» What you need to do
Make an exact copy of the entries below with the pictures removed.

» Provided data
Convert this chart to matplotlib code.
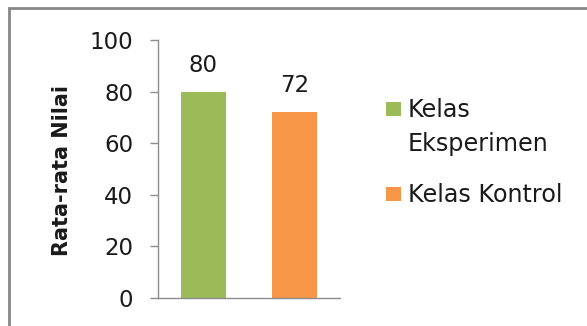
import matplotlib.pyplot as plt
from matplotlib.patches import Rectangle

# mean scores per class
series = ["Kelas\nEksperimen", "Kelas Kontrol"]
scores = [80, 72]
colors = ["#9BBB59", "#F79646"]
yticks = [0, 20, 40, 60, 80, 100]

plt.rcParams["font.family"] = ["DejaVu Sans"]
text_color = "#1a1a1a"
axis_color = "#8c8c8c"
fs = 16.5

W, H = 587, 326
fig = plt.figure(figsize=(W / 100, H / 100), dpi=100)

# outer frame, open at the right and bottom edges
fig.patches.append(Rectangle((8.5 / W, -0.1), 1.0, 1 - 7.5 / H + 0.1,
                             transform=fig.transFigure, fill=False,
                             ec="#878787", lw=2.0))

ax = fig.add_axes([158 / W, 1 - 298 / H, (340 - 158) / W, (298 - 40) / H])
for i, (lab, val, c) in enumerate(zip(series, scores, colors)):
    ax.bar(i, val, width=0.485, color=c, label=lab)
    ax.annotate(str(val), (i, val), xytext=(0, 14.4), textcoords="offset points",
                ha="center", va="baseline", fontsize=fs, color=text_color)

ax.set_xlim(-0.5, 1.5)
ax.set_ylim(0, 100)
ax.set_yticks(yticks)
ax.set_xticks([])
ax.tick_params(axis="y", length=6, width=1, color=axis_color, pad=12,
               labelsize=fs, labelcolor=text_color)
for s in ["top", "right"]:
    ax.spines[s].set_visible(False)
for s in ["left", "bottom"]:
    ax.spines[s].set_color(axis_color)
    ax.spines[s].set_linewidth(1)

fig.text(62 / W, 1 - 171 / H, "Rata-rata Nilai", rotation=90, ha="center",
         va="center", fontsize=15, fontweight="bold", color=text_color)

# legend entries, marker top-aligned with the first text line
marker_tops = [102, 187]
baselines = [116.5, 202.5]
for lab, c, top, base in zip(series, colors, marker_tops, baselines):
    fig.patches.append(Rectangle((386 / W, 1 - (top + 14) / H), 15 / W, 14 / H,
                                 transform=fig.transFigure, fc=c, ec="none"))
    for k, line in enumerate(lab.split("\n")):
        fig.text(408 / W, 1 - (base + 35 * k) / H, line, ha="left",
                 va="baseline", fontsize=17.2, color=text_color)

fig.savefig("out.png", dpi=100)
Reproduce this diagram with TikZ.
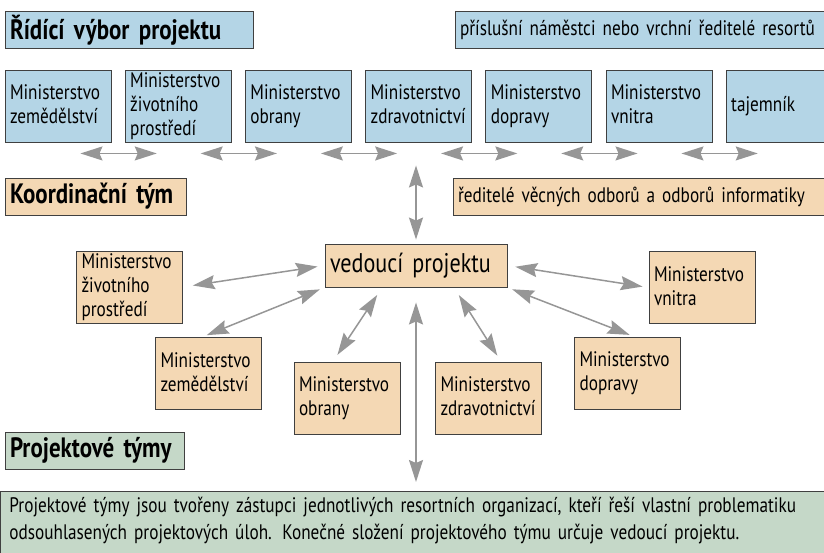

» Response
Convert this chart to matplotlib code.
import matplotlib.pyplot as plt
from matplotlib.patches import Rectangle

# mean scores per class
series = ["Kelas\nEksperimen", "Kelas Kontrol"]
scores = [80, 72]
colors = ["#9BBB59", "#F79646"]
yticks = [0, 20, 40, 60, 80, 100]

plt.rcParams["font.family"] = ["DejaVu Sans"]
text_color = "#1a1a1a"
axis_color = "#8c8c8c"
fs = 16.5

W, H = 587, 326
fig = plt.figure(figsize=(W / 100, H / 100), dpi=100)

# outer frame, open at the right and bottom edges
fig.patches.append(Rectangle((8.5 / W, -0.1), 1.0, 1 - 7.5 / H + 0.1,
                             transform=fig.transFigure, fill=False,
                             ec="#878787", lw=2.0))

ax = fig.add_axes([158 / W, 1 - 298 / H, (340 - 158) / W, (298 - 40) / H])
for i, (lab, val, c) in enumerate(zip(series, scores, colors)):
    ax.bar(i, val, width=0.485, color=c, label=lab)
    ax.annotate(str(val), (i, val), xytext=(0, 14.4), textcoords="offset points",
                ha="center", va="baseline", fontsize=fs, color=text_color)

ax.set_xlim(-0.5, 1.5)
ax.set_ylim(0, 100)
ax.set_yticks(yticks)
ax.set_xticks([])
ax.tick_params(axis="y", length=6, width=1, color=axis_color, pad=12,
               labelsize=fs, labelcolor=text_color)
for s in ["top", "right"]:
    ax.spines[s].set_visible(False)
for s in ["left", "bottom"]:
    ax.spines[s].set_color(axis_color)
    ax.spines[s].set_linewidth(1)

fig.text(62 / W, 1 - 171 / H, "Rata-rata Nilai", rotation=90, ha="center",
         va="center", fontsize=15, fontweight="bold", color=text_color)

# legend entries, marker top-aligned with the first text line
marker_tops = [102, 187]
baselines = [116.5, 202.5]
for lab, c, top, base in zip(series, colors, marker_tops, baselines):
    fig.patches.append(Rectangle((386 / W, 1 - (top + 14) / H), 15 / W, 14 / H,
                                 transform=fig.transFigure, fc=c, ec="none"))
    for k, line in enumerate(lab.split("\n")):
        fig.text(408 / W, 1 - (base + 35 * k) / H, line, ha="left",
                 va="baseline", fontsize=17.2, color=text_color)

fig.savefig("out.png", dpi=100)
Reproduce this diagram with TikZ.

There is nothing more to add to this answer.